You'd need to beef up city growth a bit for this approach to work, obviously. It might be enough to return the Granary to its old function rather than the fixed +2 food bonus it has in this game. Or tile yields might need to be adjusted. Easy mod either way.

Re: maintenance I agree with having different per-turn amounts based on the unit type, though that is not how it works currently. Rather, each unit - regardless of type - costs a flat per-turn amount which is based on the era: in the ancient era units cost the least and future era they cost the most, though I don't know offhand what those values are.

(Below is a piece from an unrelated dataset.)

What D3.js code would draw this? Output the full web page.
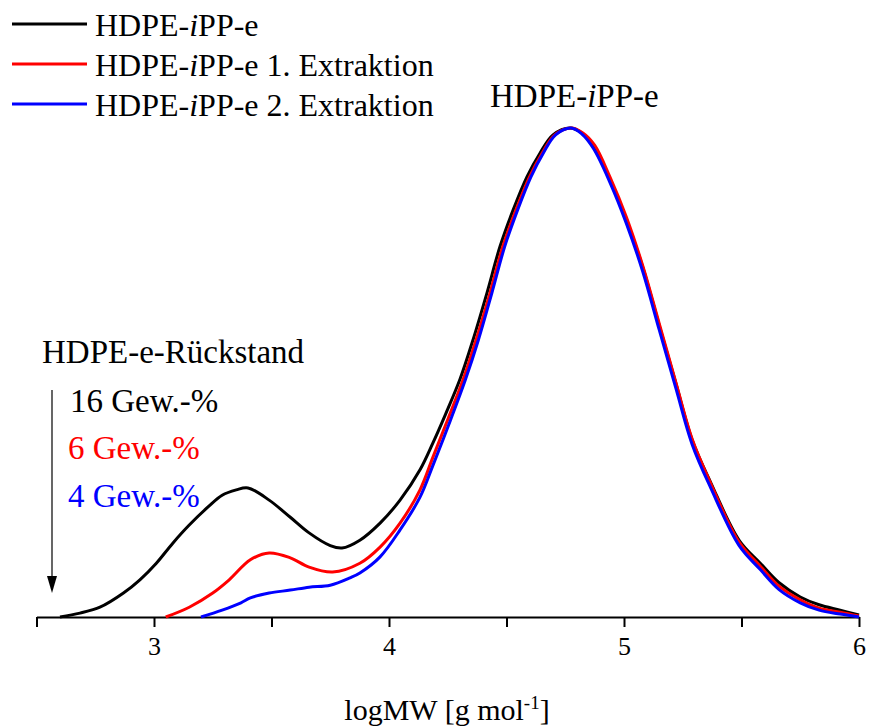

With the above idea maintenance would only get paid on mobilized units, though you might have some nominal costs to store the weapons. "Where to store the weapons" probably gets too down into the weeds to be fun; for this kind of game it might be enough to just have some virtual storehouse, and you can assume that the right weapons are in the right places to build the units.

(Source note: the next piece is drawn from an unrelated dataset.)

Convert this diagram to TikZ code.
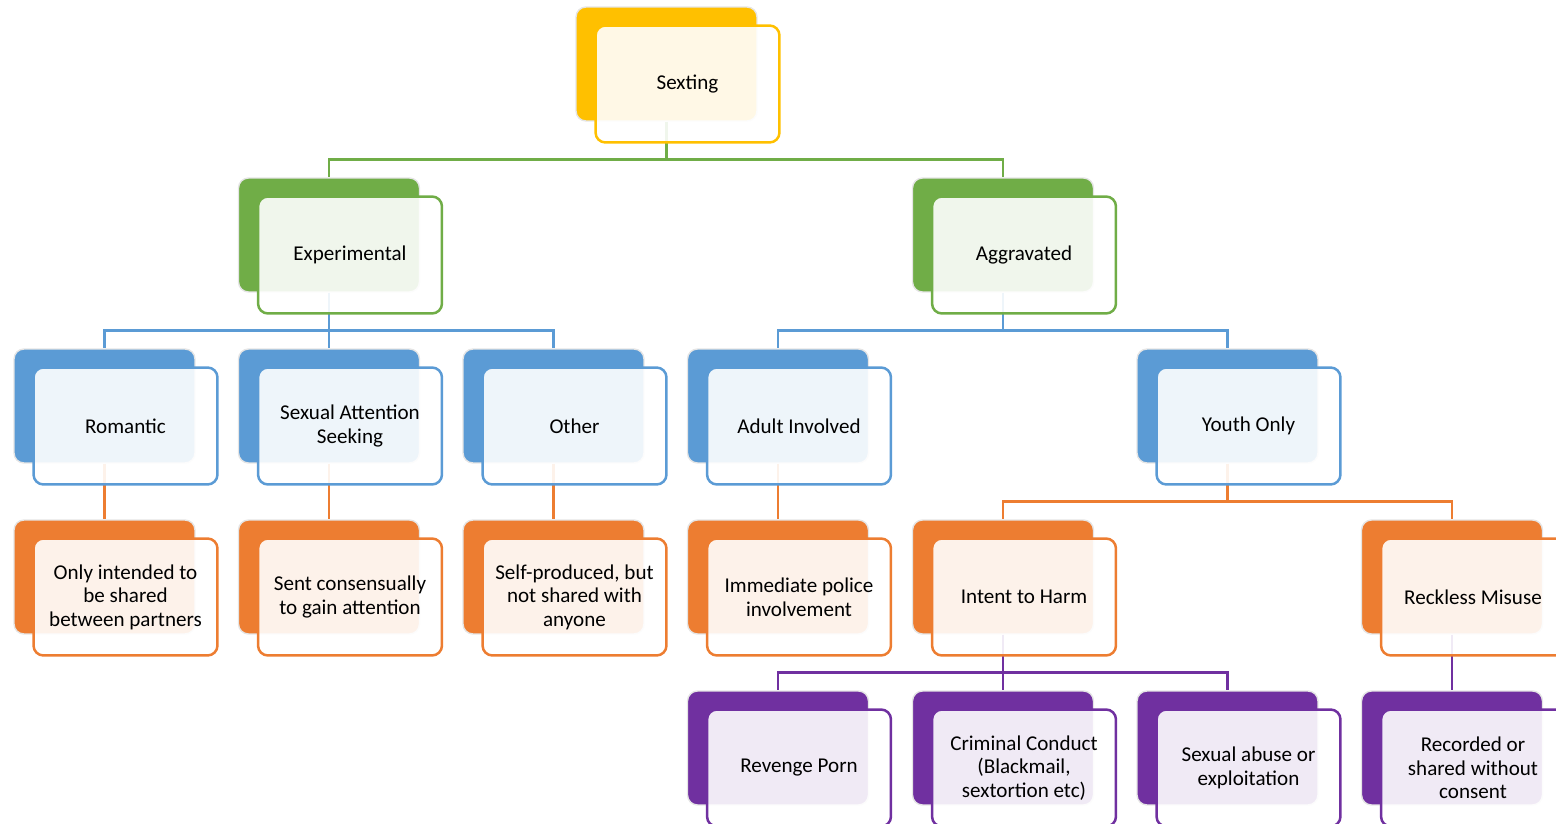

You'd probably have to apply some per-turn limit on the number of units that could be mobilized to avoid having civs create instant carpets-o-doom when attacked. I imagine you could allow any population units with promotions to be mobilized instantly, then on top of that allow 1 per turn per city, or 5-10 per turn for the whole empire, or some similar kind of limit. You'd probably also have to make some maximum ratio of military to overall population size.
 
I don't completely agree with this. When you have used "hammers" on training soldiers, weapons(that includes simply having the industry) and all the infrastructure, then it's possible to mobilize that force quickly. A country which have neglected it's military will need some time to rebuild.

I also see a gameplay problem here. If economy rules, then why focus on anything but science and gold? What's the downside of focusing on economy? In the series so far it has been that your vulnerable, if you could just mobilize as you need then you don't have that trade off.
Does there need to be a downside? I can see that you don't want an overpowered strategy, but if economic factors are part of all strategies, then it doesn't just overpower one path to victory.